Normal Course Issuer Bid
The Toronto Stock Exchange ("TSX") has approved the Company's notice of intention to make a normal course issuer bid ("NCIB") for up to 893,682 of its common shares, representing 5% of the issued and outstanding shares as of August 9, 2018. Pursuant to a previous notice of intention to conduct an NCIB, under which the Company sought and received approval from the TSX to purchase up to 943,713 shares for the period of August 17, 2017 to August 16, 2018, the Company has purchased, as of August 9, 2018, 943,713 shares at a weighted average price of $5.79 per share.
Pursuant to the notice, the Company may, over the 12 month period commencing on August 17, 2018 and ending on August 16, 2019 (or on such earlier date as the Company completes its purchases pursuant to the bid or provides notice of cancellation), purchase shares through the facilities of the TSX or certain alternative trading systems at prevailing market prices in accordance with the rules and policies of the TSX or certain alternative trading systems. All shares purchased by the Company under the NCIB will be cancelled. As of August 9, 2018, the Company had a total of 17,873,653 shares issued and outstanding. The average daily trading volume of the shares during the six months ended July 31, 2018 was 7,648 shares and the daily repurchase limit for the shares is 1,912 shares other than block purchase exceptions.
Holloway has entered into an automatic securities purchase plan ("ASPP") with a broker in order to facilitate repurchases of its common shares under the NCIB. Purchases under the ASPP will be made by Holloway's broker based on the parameters prescribed by the TSX, applicable Canadian securities laws and the terms of the parties' written agreement. Under the Plan, the Company's broker may purchase common shares under the NCIB at times when the Company would ordinarily not be permitted to, due to its self-imposed regular quarterly blackout periods.

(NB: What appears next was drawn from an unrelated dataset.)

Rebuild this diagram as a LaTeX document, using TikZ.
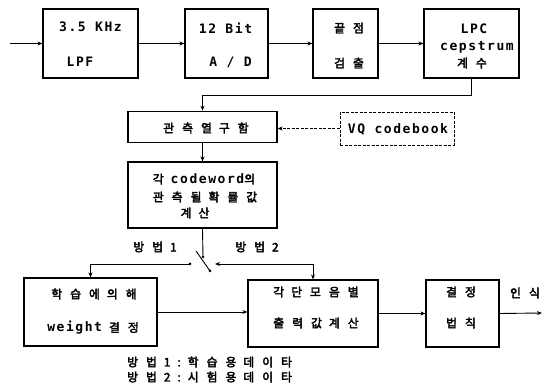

The Company believes that, on occasion, the shares become available at prices that do not give full effect to their underlying value. Accordingly, management believes that the purchase of shares pursuant to the NCIB represents an investment opportunity for Holloway and an appropriate use of its funds.
ABOUT HOLLOWAY LODGING CORPORATION
Holloway is a real estate corporation focused on acquiring, owning and operating select and limited service lodging properties and a small complement of full service hotels primarily in secondary, tertiary and suburban markets. Holloway owns 33 hotels with 3,764 rooms. Holloway's shares and debentures trade on the TSX under the symbols HLC, HLC.DB and HLC.DB.A.
This press release contains forward-looking information within the meaning of applicable securities laws. Forward-looking information may relate to Holloway's future outlook and anticipated events or results and may include statements regarding Holloway's future financial position, business strategy, financial results, plans and objectives. In some cases, forward-looking information can be identified by terms such as "may", "will", "should", "expect", "plan", "anticipate", "believe", "intend", "estimate", "predict", "potential", "continue" or other similar expressions concerning matters that are not historical facts. Forward-looking information is subject to certain factors, including risks and uncertainties, that could cause actual results to differ materially from what Holloway currently expects and there can be no assurance that such statements will prove to be accurate. Some of these risks and uncertainties are described under "Risk Factors" in Holloway's annual information form for the year ended December 31, 2017 which is available on Holloway's profile on the SEDAR website at www.sedar.com. Holloway does not intend to update or revise any such forward-looking information should its assumptions and estimates change.